I haven't figured out what seems to be the correct way to ensure the assessment rule runs after the classify_sample rule. I hope anyone can give me some advice.
import glob
FASTA_EXT=('*.fasta.gz', '*.fna.gz', '*.fa.gz', '*.fasta', '*.fna', '*.fa')
REFERENCES_FILES=[]
for ext in FASTA_EXT:
REFERENCES_FILES.extend(glob.glob(config["path_to_references"]+ext))
REFERENCES = [os.path.basename(ref).split('.')[0] + '.' + os.path.basename(ref).split('.')[1] for ref in REFERENCES_FILES]
FASTQ_EXT=('*.fq.gz', '*.fastq.gz', '*.fq', '*.fastq')
SAMPLE_PATH = config["path_to_samples"]
SAMPLE_FILES = []
for ext in FASTQ_EXT:
SAMPLE_FILES.extend(glob.glob(config["path_to_samples"]+ext))
SAMPLES = [os.path.basename(file).split('.')[0] for file in SAMPLE_FILES]
rule all:
input:
# expand(config["path_to_assessment_result"]+'result_all.csv'),
# expand(config["path_to_assessment_result"] + '{reference}/{sample}-k25.PNG', sample=SAMPLES, reference=REFERENCES),
expand(config["path_to_classification_result"] + "{reference}/{sample}-k25.log", sample=SAMPLES, reference=REFERENCES)
rule assessment:
output:
csv=config["path_to_assessment_result"]+'result_all.csv',
# visual=config["path_to_assessment_result"] + '{reference}/{sample}-k{k}.PNG',
input:
# log=glob.glob(config["path_to_classification_result"] + "**/{sample}-k{k}.log"),
# config["path_to_classification_result"] + "{reference}/{sample}-k{k}.log"
"classification.done"
params:
path=config["path_to_assessment_result"],
path_logs=config["path_to_classification_result"],
threshold=config["threshold"],
shell:
'python3 assessment.py -logdir {params.path_logs} -threshold {params.threshold} -out {params.path}'
input_sample = []
for ext in FASTQ_EXT:
input_sample.extend(glob.glob(SAMPLE_PATH + "*" + ext))
rule classify_sample:
output:
host=config["path_to_classification_result"] + "{reference}/{sample}-k{k}-host.fq.gz",
# other output files: -graft, -both, -neither, -ambiguous
log=config["path_to_classification_result"] + "{reference}/{sample}-k{k}.log",
cue_file=touch("classification.done")
input:
index_info=config["path_to_index_result"] + "xengsort-{reference}-k{k}.info",
index_hash=config["path_to_index_result"] + "xengsort-{reference}-k{k}.hash",
in1=input_sample
log:
config["path_to_classification_result"] + "{reference}/{sample}-k{k}.log",
benchmark:
config["path_to_classification_result"] + "{reference}/{sample}-k{k}.benchmark"
params:
index=lambda wc: f"{DIRECTORY_OUTPUT}index_result/xengsort-{wc.reference}-k{wc.k}",
outprefix=lambda wc: f"{DIRECTORY_OUTPUT}classification_result/{wc.reference}/{wc.sample}-k{wc.k}",
chunksize=16.0, # MB per chunk per thread
#numactl="numactl -N 1 -m 1 ",
prefetch=1,
debug="-DD", # debug level 2
threads: 40
shell:
" xengsort {params.debug} classify --out {params.outprefix} --index {params.index} "

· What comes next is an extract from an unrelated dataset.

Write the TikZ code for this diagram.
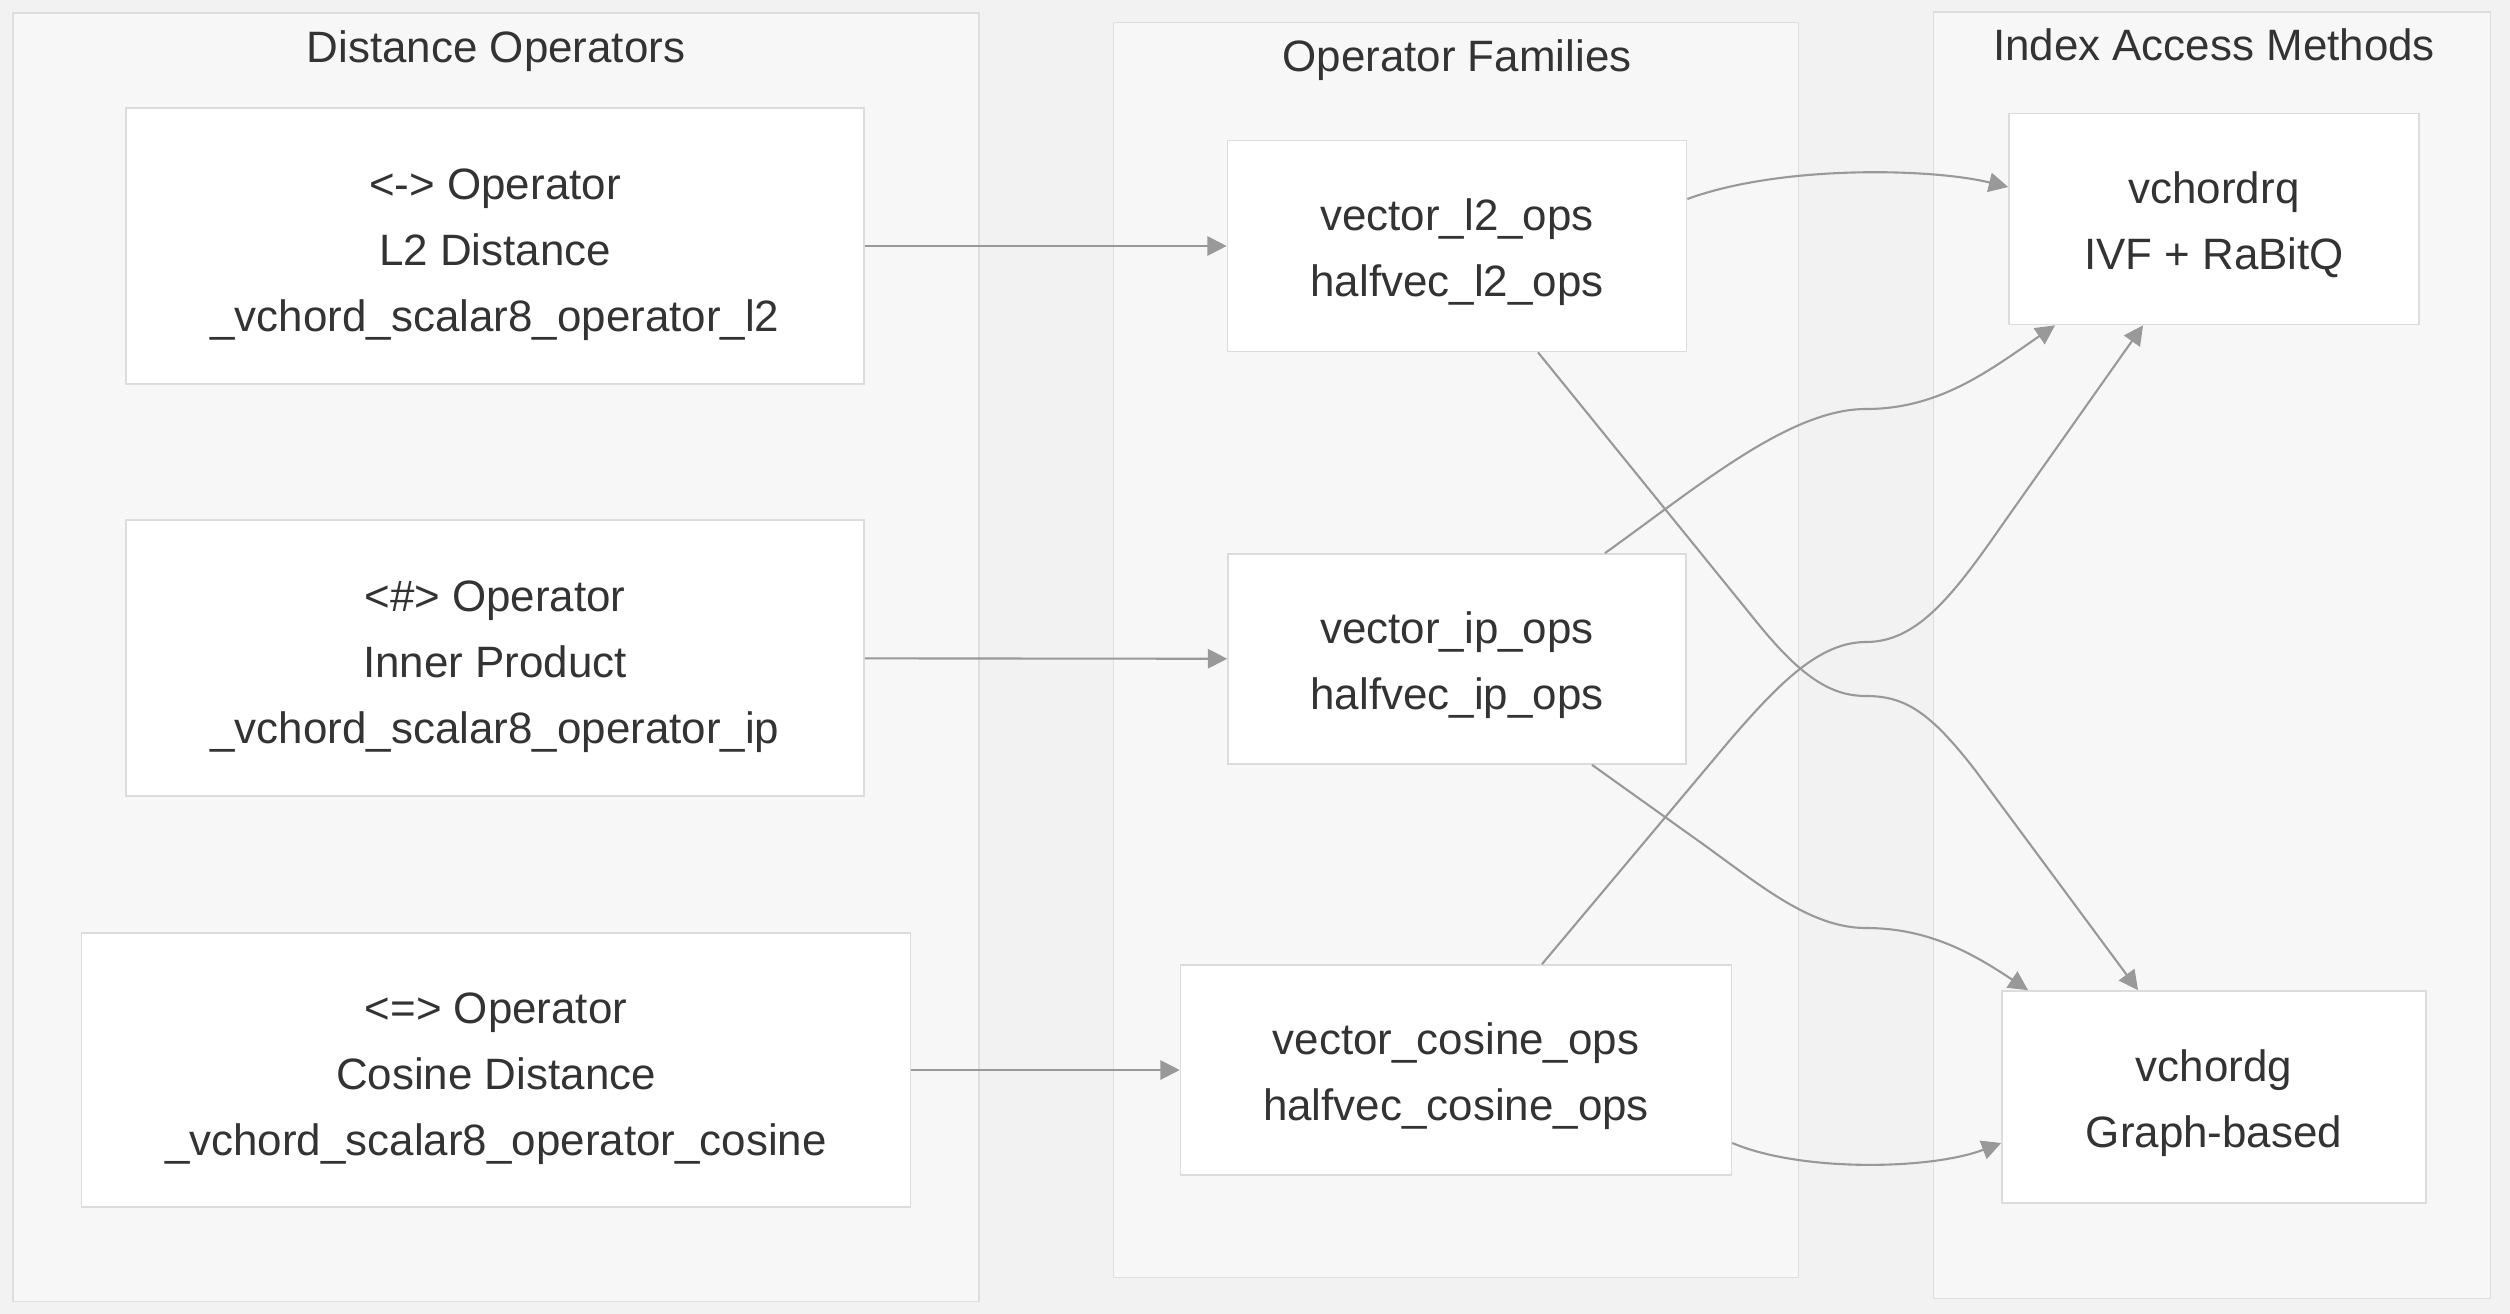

" --threads {threads} --fastq {input.in1} "
" --chunksize {params.chunksize} --prefetchlevel {params.prefetch} &> {log}"
Thank you.
Best,
Fadlilah
your classify_sample rule is just an implicit wildcard rule. How is Snakemake supposed to know what explicit files it should produce if you don't specify an explicit output(s) like
mypath/hg38/sample1-k2-host.fq.gz
it's actually chunck of the whole code. I had the wildcards specified in rule all.
which I got the SAMPLES an REFERENCES list from glob.glob()

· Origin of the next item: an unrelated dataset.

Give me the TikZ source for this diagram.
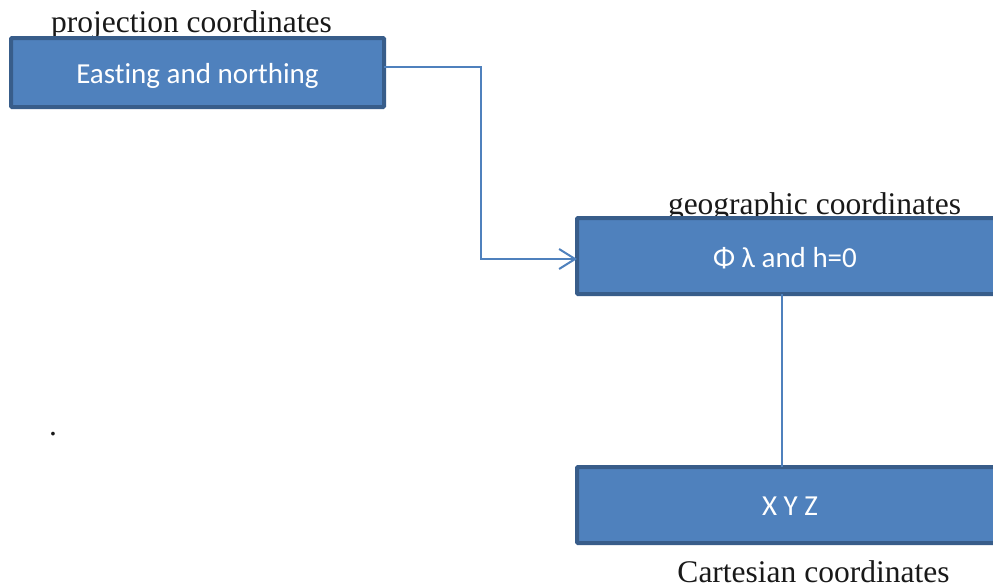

i see. so classification.done will be touched on every iteration of that rule, which isn't what you want. put your touch command in
rule all
Thank you for the advice. But I don't understand yet, how does it suppose to help ensure rule assessment to run after classify_sample?
your sentinel file should work.
rule assessment
is really your final targetIt worked like I intended to. Thank you very much!